- **WORK INSTRUCTIONS**:
Skip any picture you find and retype all the remaining lines exactly.

- **PROVIDED DATA**:
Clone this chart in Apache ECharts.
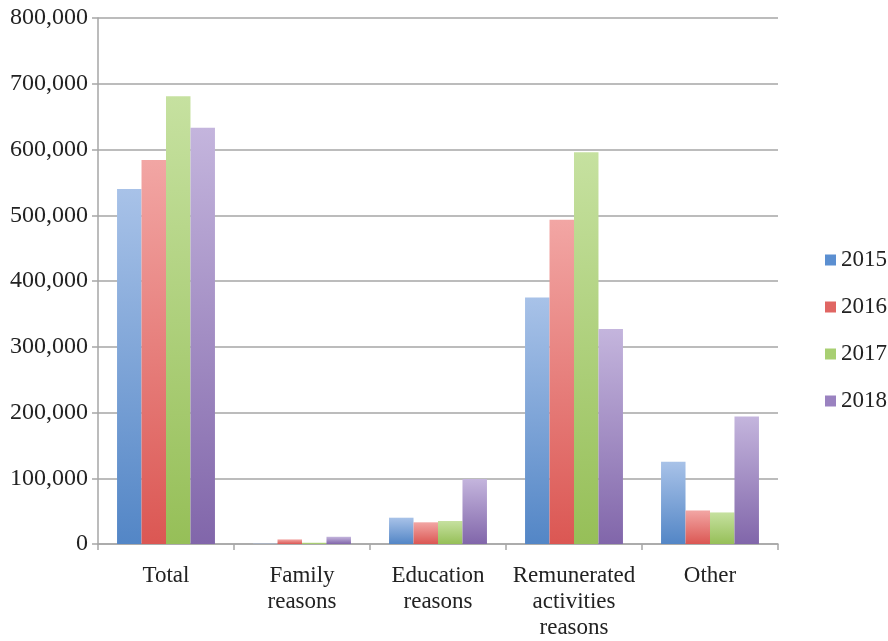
<!DOCTYPE html>
<html>
<head>
<meta charset="utf-8">
<script src="https://cdn.jsdelivr.net/npm/echarts@6/dist/echarts.min.js"></script>
<style>
  html, body { margin: 0; padding: 0; background: #fff; }
  #chart { width: 888px; height: 641px; }
</style>
</head>
<body>
<div id="chart"></div>
<script>
// 数据
const categories = ['Total', 'Family\nreasons', 'Education\nreasons', 'Remunerated\nactivities\nreasons', 'Other']
const years = ['2015', '2016', '2017', '2018']
const v2015 = [540000, 500, 40000, 375000, 125000]
const v2016 = [584000, 7000, 33000, 493000, 51000]
const v2017 = [681000, 2000, 35000, 596000, 48000]
const v2018 = [633000, 11000, 99000, 327000, 194000]
const seriesValues = [v2015, v2016, v2017, v2018]

// 颜色 (上浅下深)
const colors = [
    ['#a8c2e8', '#5386c6'],
    ['#f2a6a4', '#db5753'],
    ['#c6e1a0', '#96bf58'],
    ['#c4b5dd', '#8166aa']
]
const legendColors = ['#5b8fd1', '#e06663', '#a8cf72', '#9a82c0']

const FONT = '"Liberation Serif", "DejaVu Serif", serif'

const chart = echarts.init(document.getElementById('chart'))

const option = {
    animation: false,
    grid: { left: 98, right: 110, top: 18, bottom: 90, containLabel: false },
    legend: {
        orient: 'vertical',
        left: 820,
        top: 243,
        itemWidth: 11,
        itemHeight: 11,
        itemGap: 23,
        icon: 'rect',
        textStyle: { fontFamily: FONT, fontSize: 23, lineHeight: 24, color: '#222' },
        data: years.map((y, i) => ({ name: y, itemStyle: { color: legendColors[i] } }))
    },
    xAxis: {
        type: 'category',
        data: categories,
        axisLine: { lineStyle: { color: '#a6a6a6', width: 1.5 } },
        axisTick: { show: true, length: 6, lineStyle: { color: '#a6a6a6', width: 1.5 } },
        axisLabel: { fontFamily: FONT, fontSize: 23, color: '#222', lineHeight: 26, margin: 19, interval: 0 }
    },
    yAxis: {
        type: 'value',
        min: 0,
        max: 800000,
        interval: 100000,
        axisLine: { show: true, lineStyle: { color: '#a6a6a6', width: 1.5 } },
        axisTick: { show: true, inside: false, length: 6, lineStyle: { color: '#a6a6a6', width: 1.5 } },
        axisLabel: {
            fontFamily: FONT, fontSize: 24, color: '#222', margin: 10,
            formatter: v => v.toLocaleString('en-US')
        },
        splitLine: { show: true, lineStyle: { color: '#a6a6a6', width: 1.5 } }
    },
    series: seriesValues.map((data, i) => ({
        type: 'bar',
        name: years[i],
        data: data,
        barGap: '0%',
        barCategoryGap: '28%',
        itemStyle: {
            color: new echarts.graphic.LinearGradient(0, 0, 0, 1, [
                { offset: 0, color: colors[i][0] },
                { offset: 1, color: colors[i][1] }
            ])
        }
    }))
}

chart.setOption(option)
</script>
</body>
</html>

- **RESPONSE TO THIS TASK**:
Clone this chart in Apache ECharts.
<!DOCTYPE html>
<html>
<head>
<meta charset="utf-8">
<script src="https://cdn.jsdelivr.net/npm/echarts@6/dist/echarts.min.js"></script>
<style>
  html, body { margin: 0; padding: 0; background: #fff; }
  #chart { width: 888px; height: 641px; }
</style>
</head>
<body>
<div id="chart"></div>
<script>
// 数据
const categories = ['Total', 'Family\nreasons', 'Education\nreasons', 'Remunerated\nactivities\nreasons', 'Other']
const years = ['2015', '2016', '2017', '2018']
const v2015 = [540000, 500, 40000, 375000, 125000]
const v2016 = [584000, 7000, 33000, 493000, 51000]
const v2017 = [681000, 2000, 35000, 596000, 48000]
const v2018 = [633000, 11000, 99000, 327000, 194000]
const seriesValues = [v2015, v2016, v2017, v2018]

// 颜色 (上浅下深)
const colors = [
    ['#a8c2e8', '#5386c6'],
    ['#f2a6a4', '#db5753'],
    ['#c6e1a0', '#96bf58'],
    ['#c4b5dd', '#8166aa']
]
const legendColors = ['#5b8fd1', '#e06663', '#a8cf72', '#9a82c0']

const FONT = '"Liberation Serif", "DejaVu Serif", serif'

const chart = echarts.init(document.getElementById('chart'))

const option = {
    animation: false,
    grid: { left: 98, right: 110, top: 18, bottom: 90, containLabel: false },
    legend: {
        orient: 'vertical',
        left: 820,
        top: 243,
        itemWidth: 11,
        itemHeight: 11,
        itemGap: 23,
        icon: 'rect',
        textStyle: { fontFamily: FONT, fontSize: 23, lineHeight: 24, color: '#222' },
        data: years.map((y, i) => ({ name: y, itemStyle: { color: legendColors[i] } }))
    },
    xAxis: {
        type: 'category',
        data: categories,
        axisLine: { lineStyle: { color: '#a6a6a6', width: 1.5 } },
        axisTick: { show: true, length: 6, lineStyle: { color: '#a6a6a6', width: 1.5 } },
        axisLabel: { fontFamily: FONT, fontSize: 23, color: '#222', lineHeight: 26, margin: 19, interval: 0 }
    },
    yAxis: {
        type: 'value',
        min: 0,
        max: 800000,
        interval: 100000,
        axisLine: { show: true, lineStyle: { color: '#a6a6a6', width: 1.5 } },
        axisTick: { show: true, inside: false, length: 6, lineStyle: { color: '#a6a6a6', width: 1.5 } },
        axisLabel: {
            fontFamily: FONT, fontSize: 24, color: '#222', margin: 10,
            formatter: v => v.toLocaleString('en-US')
        },
        splitLine: { show: true, lineStyle: { color: '#a6a6a6', width: 1.5 } }
    },
    series: seriesValues.map((data, i) => ({
        type: 'bar',
        name: years[i],
        data: data,
        barGap: '0%',
        barCategoryGap: '28%',
        itemStyle: {
            color: new echarts.graphic.LinearGradient(0, 0, 0, 1, [
                { offset: 0, color: colors[i][0] },
                { offset: 1, color: colors[i][1] }
            ])
        }
    }))
}

chart.setOption(option)
</script>
</body>
</html>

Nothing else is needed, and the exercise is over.